Harper reported Lancaster County is also looking at impact fees, as well as updating the county comprehensive plan.

Union County

Union County Supervisor Frank Hart said the county has completed a strategy put together be the development board with construction of a spec building. The building was a joint effort between the City of Union and Union County.

“The spec building did actually what it was supposed to do; we built it, we sold it and we recovered all of the public money that had been invested. The building has been acquired and it’s part of a project we hope to announce at the end of the first quarter, which is really going to be a significant investment for Union County, as well as job growth,” he said.

He referenced an earlier speaker’s comment on the difference between importing a workforce as opposed to growing one at home.

“When you think about a rural county, a home-grown workforce is really our Number One option, because it’s very difficult to import.
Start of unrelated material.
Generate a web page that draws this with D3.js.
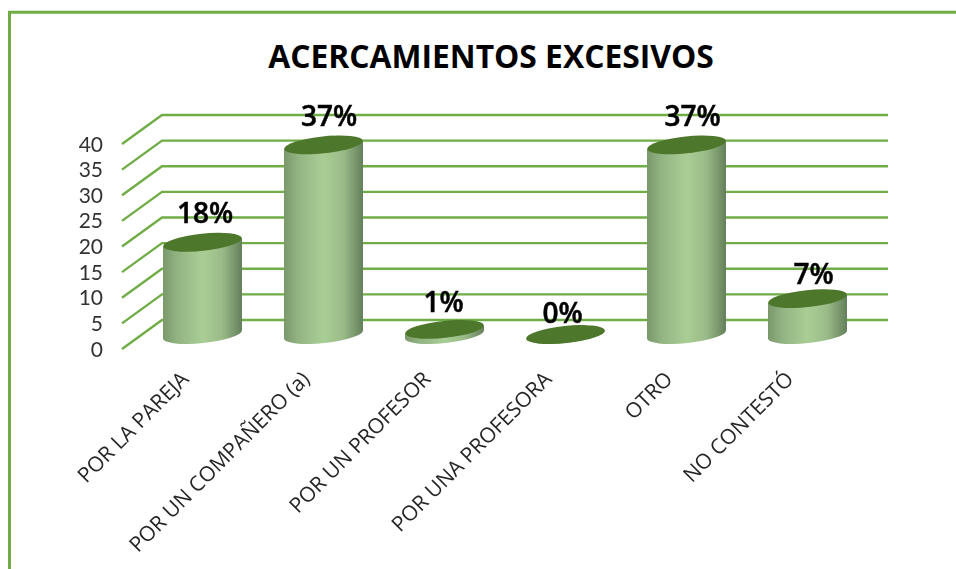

We took some actions last year to “increase the quality of the crop,” we were thankful to cut the ribbon on the Spartanburg Community College campus in Union – that campus will be offering the Mechatronics program, which is important to support your manufacturing industry.

“We also rolled out what we call the Union County Community Scholarship Program; it will allow folks who finish high school in Union or complete a GED to attend either Spartanburg Community College campus in Union or the University of South Carolina campus in Union tuition free. The idea there is not only if we can educate them, we can retain those students, and they’ll help us grow our community as opposed to moving to another place.”

Union County received about $2 million from the state legislature that went to C-funds for road improvements, and Hart said the county would love to see that happen again this year.

“We were also able to resurface about 50 county roads,” he said.

Hart also touched on the topic of workforce readiness.

“That is the challenge in rural counties. On the question of importing the workforce, when you look at the 23 smallest counties in South Carolina and look at the population growth over the last 15 years, there really is nothing to look at – we’re finding our employers are having issues finding quality employees, because we do have an aging population. We are doing what we can to improve quality of life issues, recreational opportunities. The City of Union completed a project, Main Street Junction, a conference center and a venue where folks could be; we’ve had activities like walking trails, community cleanups, and demolition of dilapidated structures. The key for these rural counties is going to be growth – we have to have the people, we have to have the population growth, because without that, we’re not going to be able to support our existing industries and we’re certainly not going to be able to attract new industry,” he said.

“We’re competing against those larger metropolitan counties in terms of drawing people into our communities,” Hart said. He said the county passed the Local Option Sales Tax for property tax relief, a measure that had been defeated two times prior.

“We think one of the things rural counties face is rising costs with declining revenues, so this is an opportunity to provide some tax relief for our citizens. Out of every dollar raised through that tax, about 45 cents of that will come from folks outside of Union County,” he said.

York County

York County Councilmember Chad Williams reminded the crowd at last year’s forum he spoke about a referendum to address the county’s facility needs.

“This year I will be telling you how many buildings we built: we built zero. We have plans for a lot of good buildings and hopefully this time next year, we’ll be talking about a lot of buildings under construction,” Williams said.

He said the citizens also voted on whether to have staggered four-year terms for their county councilmembers as many other counties do. That measure passed.

Williams said then staggered terms could provide some continuity between election cycles and allow some long-term projects to be seen through. He also expressed his hope the county could “move away from being a reactive government to a pro-active form of government.”

The York County citizens also approved a tax to build their recreation program, Williams said.

He said the county has two new goals, one is to get more involved in the fire service.

“We’ve seen some things that our fellow counties have done that we want to copy. One of the greatest benefits of the COG is we can share in some ideas,” he said.